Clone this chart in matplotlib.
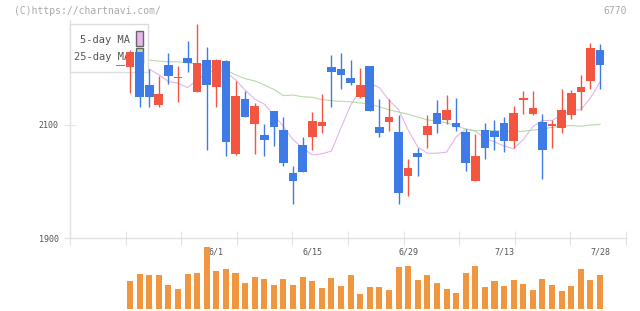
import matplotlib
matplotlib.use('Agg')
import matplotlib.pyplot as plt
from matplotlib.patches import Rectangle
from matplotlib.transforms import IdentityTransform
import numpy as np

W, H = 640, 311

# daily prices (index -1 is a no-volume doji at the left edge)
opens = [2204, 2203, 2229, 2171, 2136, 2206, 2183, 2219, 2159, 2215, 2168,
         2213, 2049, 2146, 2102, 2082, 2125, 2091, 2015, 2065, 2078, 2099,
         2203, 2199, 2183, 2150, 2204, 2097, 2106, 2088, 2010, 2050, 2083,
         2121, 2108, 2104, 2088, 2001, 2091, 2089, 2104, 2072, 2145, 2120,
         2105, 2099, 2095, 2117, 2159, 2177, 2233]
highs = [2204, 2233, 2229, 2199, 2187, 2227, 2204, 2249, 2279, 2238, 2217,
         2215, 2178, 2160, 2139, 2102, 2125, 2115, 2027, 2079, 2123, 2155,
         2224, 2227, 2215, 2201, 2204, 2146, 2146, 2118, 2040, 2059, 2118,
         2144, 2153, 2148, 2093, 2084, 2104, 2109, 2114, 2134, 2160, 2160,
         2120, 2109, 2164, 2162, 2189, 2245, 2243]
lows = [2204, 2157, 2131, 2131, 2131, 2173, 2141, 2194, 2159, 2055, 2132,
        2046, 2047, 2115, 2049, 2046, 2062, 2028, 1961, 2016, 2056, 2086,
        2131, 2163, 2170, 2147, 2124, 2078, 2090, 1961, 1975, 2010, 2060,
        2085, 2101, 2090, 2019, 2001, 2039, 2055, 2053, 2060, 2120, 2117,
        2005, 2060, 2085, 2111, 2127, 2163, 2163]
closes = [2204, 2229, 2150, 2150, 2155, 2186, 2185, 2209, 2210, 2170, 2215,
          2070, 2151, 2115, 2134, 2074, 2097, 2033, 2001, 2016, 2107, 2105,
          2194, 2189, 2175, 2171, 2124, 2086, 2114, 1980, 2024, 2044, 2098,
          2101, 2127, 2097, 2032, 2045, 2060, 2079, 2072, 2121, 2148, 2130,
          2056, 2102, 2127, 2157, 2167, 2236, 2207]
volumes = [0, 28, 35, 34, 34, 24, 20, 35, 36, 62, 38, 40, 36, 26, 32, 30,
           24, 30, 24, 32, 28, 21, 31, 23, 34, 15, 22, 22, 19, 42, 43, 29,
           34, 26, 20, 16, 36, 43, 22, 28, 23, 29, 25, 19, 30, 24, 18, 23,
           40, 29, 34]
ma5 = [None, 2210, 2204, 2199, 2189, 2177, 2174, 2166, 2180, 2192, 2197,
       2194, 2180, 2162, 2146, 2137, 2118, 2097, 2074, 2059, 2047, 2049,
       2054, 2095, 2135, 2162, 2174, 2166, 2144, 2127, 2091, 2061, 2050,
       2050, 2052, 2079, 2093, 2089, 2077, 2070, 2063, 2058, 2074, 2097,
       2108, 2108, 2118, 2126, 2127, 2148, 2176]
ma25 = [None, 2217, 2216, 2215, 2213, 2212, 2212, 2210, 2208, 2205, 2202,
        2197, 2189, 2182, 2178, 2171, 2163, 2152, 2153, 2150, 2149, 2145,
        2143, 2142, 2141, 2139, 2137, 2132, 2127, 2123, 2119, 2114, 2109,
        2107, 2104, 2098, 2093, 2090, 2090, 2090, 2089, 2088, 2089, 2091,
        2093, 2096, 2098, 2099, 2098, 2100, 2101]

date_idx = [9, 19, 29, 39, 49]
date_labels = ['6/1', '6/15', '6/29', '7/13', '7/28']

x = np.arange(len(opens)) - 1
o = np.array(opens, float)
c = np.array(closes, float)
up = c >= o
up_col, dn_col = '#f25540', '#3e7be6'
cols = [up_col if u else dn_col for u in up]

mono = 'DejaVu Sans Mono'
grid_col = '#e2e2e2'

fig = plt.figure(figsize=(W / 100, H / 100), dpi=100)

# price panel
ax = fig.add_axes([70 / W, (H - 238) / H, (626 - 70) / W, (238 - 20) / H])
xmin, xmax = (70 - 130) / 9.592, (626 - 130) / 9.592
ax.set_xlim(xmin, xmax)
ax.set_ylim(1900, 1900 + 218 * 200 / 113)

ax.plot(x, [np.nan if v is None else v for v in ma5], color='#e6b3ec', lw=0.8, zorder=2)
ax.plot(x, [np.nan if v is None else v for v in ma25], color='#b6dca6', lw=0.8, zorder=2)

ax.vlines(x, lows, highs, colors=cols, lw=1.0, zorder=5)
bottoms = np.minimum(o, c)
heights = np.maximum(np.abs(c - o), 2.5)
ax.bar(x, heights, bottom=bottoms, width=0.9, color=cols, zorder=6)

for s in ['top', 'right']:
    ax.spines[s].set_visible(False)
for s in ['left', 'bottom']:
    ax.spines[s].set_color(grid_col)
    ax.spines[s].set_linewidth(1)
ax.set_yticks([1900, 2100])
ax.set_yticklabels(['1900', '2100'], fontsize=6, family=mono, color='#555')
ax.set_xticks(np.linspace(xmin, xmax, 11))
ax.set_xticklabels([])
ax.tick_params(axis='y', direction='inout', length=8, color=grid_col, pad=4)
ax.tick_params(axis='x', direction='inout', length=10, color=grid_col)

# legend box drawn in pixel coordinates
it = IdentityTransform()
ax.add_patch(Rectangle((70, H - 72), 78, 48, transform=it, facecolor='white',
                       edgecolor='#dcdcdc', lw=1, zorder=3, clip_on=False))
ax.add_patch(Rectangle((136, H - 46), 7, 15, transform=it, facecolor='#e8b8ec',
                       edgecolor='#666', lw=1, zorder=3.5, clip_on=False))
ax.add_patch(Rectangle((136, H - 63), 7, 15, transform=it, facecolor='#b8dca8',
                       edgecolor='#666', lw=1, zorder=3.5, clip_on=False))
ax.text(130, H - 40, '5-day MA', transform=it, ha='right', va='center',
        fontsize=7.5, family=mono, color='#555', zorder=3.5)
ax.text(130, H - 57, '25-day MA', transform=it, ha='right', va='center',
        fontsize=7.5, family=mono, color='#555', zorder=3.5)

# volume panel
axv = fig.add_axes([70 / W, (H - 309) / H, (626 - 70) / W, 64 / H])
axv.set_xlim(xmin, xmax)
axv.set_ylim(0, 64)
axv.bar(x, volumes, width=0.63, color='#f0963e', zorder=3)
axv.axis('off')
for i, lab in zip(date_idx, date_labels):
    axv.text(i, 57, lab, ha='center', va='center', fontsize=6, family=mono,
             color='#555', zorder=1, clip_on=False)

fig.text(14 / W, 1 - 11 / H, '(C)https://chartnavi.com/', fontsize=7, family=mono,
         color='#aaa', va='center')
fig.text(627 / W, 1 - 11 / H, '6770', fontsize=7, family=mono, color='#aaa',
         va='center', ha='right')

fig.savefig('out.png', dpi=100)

→ **Given exercise**: Search the listing above for the string "matplotlib". Copy every line that contains it.

→ **Result of the task**:
Clone this chart in matplotlib.
import matplotlib
matplotlib.use('Agg')
import matplotlib.pyplot as plt
from matplotlib.patches import Rectangle
from matplotlib.transforms import IdentityTransform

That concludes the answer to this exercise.